- [Data shown]

<<<<

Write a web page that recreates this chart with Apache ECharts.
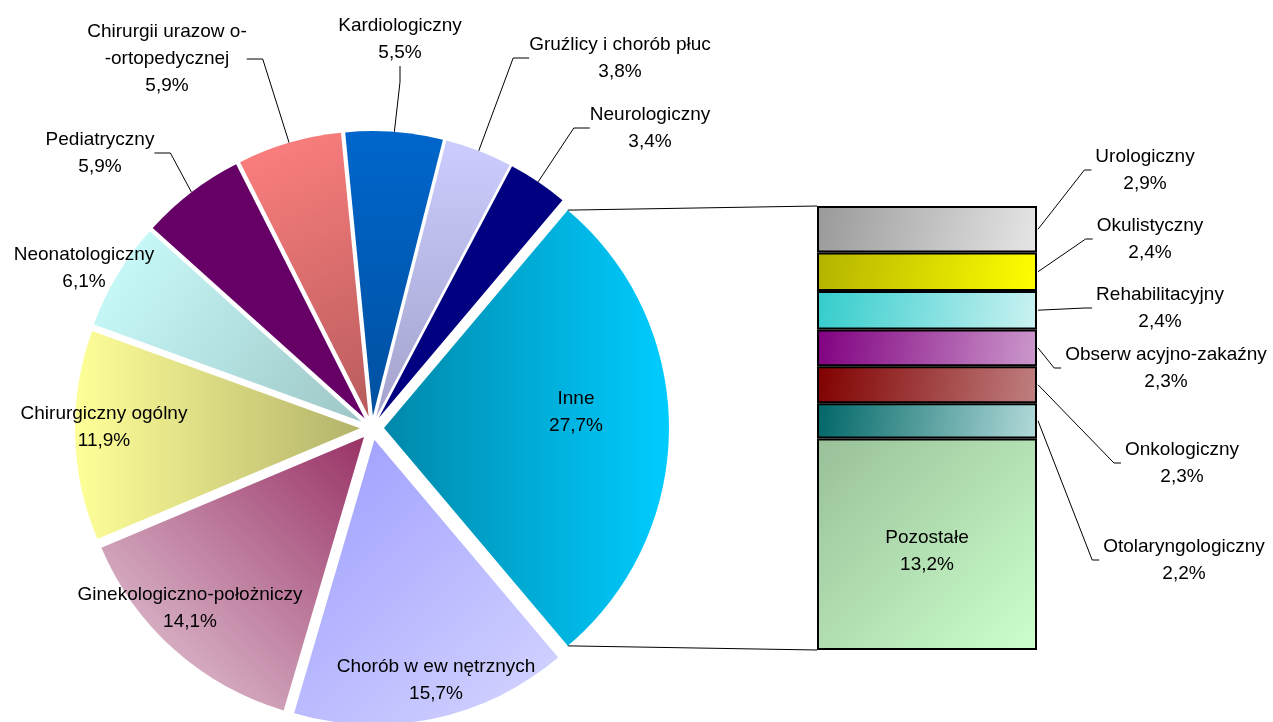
<!DOCTYPE html>
<html lang="pl">
<head>
<meta charset="UTF-8">
<title>Struktura oddziałów</title>
<script src="https://cdn.jsdelivr.net/npm/echarts@6/dist/echarts.min.js"></script>
<style>html,body{margin:0;padding:0;background:#fff}</style>
</head>
<body>
<div id="content" style="width:1273px;height:722px"></div>
<script>
// dane koła (zgodnie z ruchem wskazówek zegara, od "Inne")
var pieNames = ['Inne', 'Chorób w ew nętrznych', 'Ginekologiczno-położniczy', 'Chirurgiczny ogólny',
    'Neonatologiczny', 'Pediatryczny', 'Chirurgii urazow o-\n-ortopedycznej', 'Kardiologiczny',
    'Gruźlicy i chorób płuc', 'Neurologiczny'];
var pieValues = [27.7, 15.7, 14.1, 11.9, 6.1, 5.9, 5.9, 5.5, 3.8, 3.4];

// rozbicie "Inne" na słupku (od dołu do góry)
var barNames = ['Pozostałe', 'Otolaryngologiczny', 'Onkologiczny', 'Obserw acyjno-zakaźny',
    'Rehabilitacyjny', 'Okulistyczny', 'Urologiczny'];
var barValues = [13.2, 2.2, 2.3, 2.3, 2.4, 2.4, 2.9];

// wygląd
var FONT = '"Liberation Sans", Arial, sans-serif';
var FS = 19, LH = 27;
var pieCenter = [372, 428], pieR = 285, explode = 12;
var barLeft = 817, barTop = 206, barW = 220, barH = 444;

// gradienty [x, y, x2, y2, kolor0, kolor1]
var pieColors = [
    [0, 0, 1, 0, '#0088aa', '#00ccff'],
    [0, 0, 1, 1, '#9c9cff', '#d6d6ff'],
    [1, 0, 0, 1, '#993366', '#e8d2de'],
    [1, 0, 0, 0, '#b3b36b', '#ffff99'],
    [0, 0, 1, 1, '#ccffff', '#9ec6c6'],
    [0, 0, 1, 1, '#660066', '#660066'],
    [0, 0, 1, 1, '#ff8080', '#b85c5c'],
    [0, 0, 0, 1, '#0066cc', '#0050a0'],
    [0, 0, 0, 1, '#ccccff', '#a3a3cc'],
    [0, 0, 1, 1, '#000080', '#000080']
];
var barColors = [
    [0, 0, 1, 1, '#99c099', '#ccffcc'],
    [0, 0, 1, 1, '#006666', '#b3dada'],
    [0, 0, 1, 1, '#800000', '#c08080'],
    [0, 0, 1, 1, '#800080', '#cc99cc'],
    [0, 0, 1, 1, '#33cccc', '#ccf2f2'],
    [0, 0, 1, 1, '#b3b300', '#ffff00'],
    [0, 0, 1, 1, '#999999', '#e6e6e6']
];
// środki etykiet
var pieLabelPos = [[576, 412], [436, 680], [190, 608], [104, 427], [84, 268],
    [100, 153], [167, 59], [400, 39], [620, 58], [650, 128]];
var pieLine = [false, false, false, false, false, true, true, true, true, true];
var barLabelPos = [null, [1184, 560], [1182, 463], [1166, 368], [1160, 308], [1150, 239], [1145, 170]];

function grad(g) {
    return new echarts.graphic.LinearGradient(g[0], g[1], g[2], g[3],
        [{offset: 0, color: g[4]}, {offset: 1, color: g[5]}]);
}
function pct(v) {
    return String(v).replace('.', ',') + '%';
}

var total = pieValues.reduce(function (a, b) { return a + b; }, 0);
var startAngle = 360 * pieValues[0] / total / 2;

// każdy wycinek jako osobna seria, przesunięta wzdłuż swojej dwusiecznej (efekt "rozsunięcia")
var series = [];
var acc = 0;
pieNames.forEach(function (name, i) {
    var mid = (startAngle - 360 * (acc + pieValues[i] / 2) / total) * Math.PI / 180;
    acc += pieValues[i];
    var c = [pieCenter[0] + explode * Math.cos(mid), pieCenter[1] - explode * Math.sin(mid)];
    series.push({
        type: 'pie',
        center: c,
        radius: pieR,
        startAngle: startAngle,
        clockwise: true,
        avoidLabelOverlap: false,
        animation: false,
        silent: true,
        emphasis: {disabled: true},
        itemStyle: {borderWidth: 0},
        label: {
            show: true,
            position: 'outside',
            color: '#000',
            fontFamily: FONT,
            fontSize: FS,
            lineHeight: LH,
            formatter: function (p) { return p.name + '\n' + pct(p.value); }
        },
        labelLine: {show: pieLine[i], length: 10, length2: 16, smooth: false,
            lineStyle: {color: '#000', width: 1}},
        labelLayout: function (p) {
            if (p.dataIndex !== i) return {};
            return {x: pieLabelPos[i][0], y: pieLabelPos[i][1], align: 'center', verticalAlign: 'middle'};
        },
        data: pieNames.map(function (n, j) {
            if (j !== i) {
                return {name: n, value: pieValues[j], itemStyle: {color: 'rgba(0,0,0,0)'},
                    label: {show: false}, labelLine: {show: false}};
            }
            return {name: n, value: pieValues[j], itemStyle: {color: grad(pieColors[j])}};
        })
    });
});

barNames.forEach(function (n, i) {
    var s = {
        type: 'bar',
        name: n,
        stack: 'inne',
        barWidth: '100%',
        animation: false,
        emphasis: {disabled: true},
        itemStyle: {color: grad(barColors[i]), borderColor: '#000', borderWidth: 2},
        label: {
            show: true,
            color: '#000',
            fontFamily: FONT,
            fontSize: FS,
            lineHeight: LH,
            formatter: function (p) { return p.seriesName + '\n' + pct(p.value); }
        },
        data: [barValues[i]]
    };
    if (barLabelPos[i]) {
        s.labelLayout = {x: barLabelPos[i][0], y: barLabelPos[i][1], align: 'center', verticalAlign: 'middle'};
    } else {
        s.label.position = 'inside';
        s.label.offset = [0, 7];
    }
    series.push(s);
});

var stackTotal = barValues.reduce(function (a, b) { return a + b; }, 0);

var myChart = echarts.init(document.getElementById('content'), null, {renderer: 'canvas'});
myChart.setOption({
    backgroundColor: '#fff',
    animation: false,
    grid: {left: barLeft, top: barTop, width: barW, height: barH},
    xAxis: {type: 'category', data: [''], show: false},
    yAxis: {type: 'value', min: 0, max: stackTotal, show: false},
    series: series
});

// linie łączące i odnośniki słupka
var ctx = document.createElement('canvas').getContext('2d');
ctx.font = FS + 'px ' + FONT;
function textW(t) {
    return Math.max.apply(null, t.split('\n').map(function (l) { return ctx.measureText(l).width; }));
}

var graphics = [];
var endAngle = startAngle - 360 * pieValues[0] / total;
var midRad = (startAngle + endAngle) / 2 * Math.PI / 180;
var ox = pieCenter[0] + explode * Math.cos(midRad), oy = pieCenter[1] - explode * Math.sin(midRad);
[startAngle, endAngle].forEach(function (a, k) {
    var r = a * Math.PI / 180;
    var p0 = [ox + pieR * Math.cos(r), oy - pieR * Math.sin(r)];
    var b = myChart.convertToPixel({gridIndex: 0}, [0, k === 0 ? stackTotal : 0]);
    graphics.push({type: 'polyline', silent: true,
        shape: {points: [p0, [b[0] - barW / 2, b[1]]]},
        style: {stroke: '#000', lineWidth: 1, fill: null}});
});

var below = 0;
barValues.forEach(function (v, i) {
    var mid = below + v / 2;
    below += v;
    if (!barLabelPos[i]) return;
    var p = myChart.convertToPixel({gridIndex: 0}, [0, mid]);
    var cx = barLabelPos[i][0], cy = barLabelPos[i][1];
    var left = cx - textW(barNames[i] + '\n' + pct(v)) / 2 - 4;
    graphics.push({type: 'polyline', silent: true,
        shape: {points: [[p[0] + barW / 2 + 1, p[1]], [left - 7, cy], [left, cy]]},
        style: {stroke: '#000', lineWidth: 1, fill: null}});
});

myChart.setOption({graphic: graphics});
</script>
</body>
</html>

>>>>

- [Aim of the task] Omitting all pictures, restate exactly the lines of the material from its start through the line that contains "var barLeft = 817, barTop".

- [Written reply]
Write a web page that recreates this chart with Apache ECharts.
<!DOCTYPE html>
<html lang="pl">
<head>
<meta charset="UTF-8">
<title>Struktura oddziałów</title>
<script src="https://cdn.jsdelivr.net/npm/echarts@6/dist/echarts.min.js"></script>
<style>html,body{margin:0;padding:0;background:#fff}</style>
</head>
<body>
<div id="content" style="width:1273px;height:722px"></div>
<script>
// dane koła (zgodnie z ruchem wskazówek zegara, od "Inne")
var pieNames = ['Inne', 'Chorób w ew nętrznych', 'Ginekologiczno-położniczy', 'Chirurgiczny ogólny',
    'Neonatologiczny', 'Pediatryczny', 'Chirurgii urazow o-\n-ortopedycznej', 'Kardiologiczny',
    'Gruźlicy i chorób płuc', 'Neurologiczny'];
var pieValues = [27.7, 15.7, 14.1, 11.9, 6.1, 5.9, 5.9, 5.5, 3.8, 3.4];

// rozbicie "Inne" na słupku (od dołu do góry)
var barNames = ['Pozostałe', 'Otolaryngologiczny', 'Onkologiczny', 'Obserw acyjno-zakaźny',
    'Rehabilitacyjny', 'Okulistyczny', 'Urologiczny'];
var barValues = [13.2, 2.2, 2.3, 2.3, 2.4, 2.4, 2.9];

// wygląd
var FONT = '"Liberation Sans", Arial, sans-serif';
var FS = 19, LH = 27;
var pieCenter = [372, 428], pieR = 285, explode = 12;
var barLeft = 817, barTop = 206, barW = 220, barH = 444;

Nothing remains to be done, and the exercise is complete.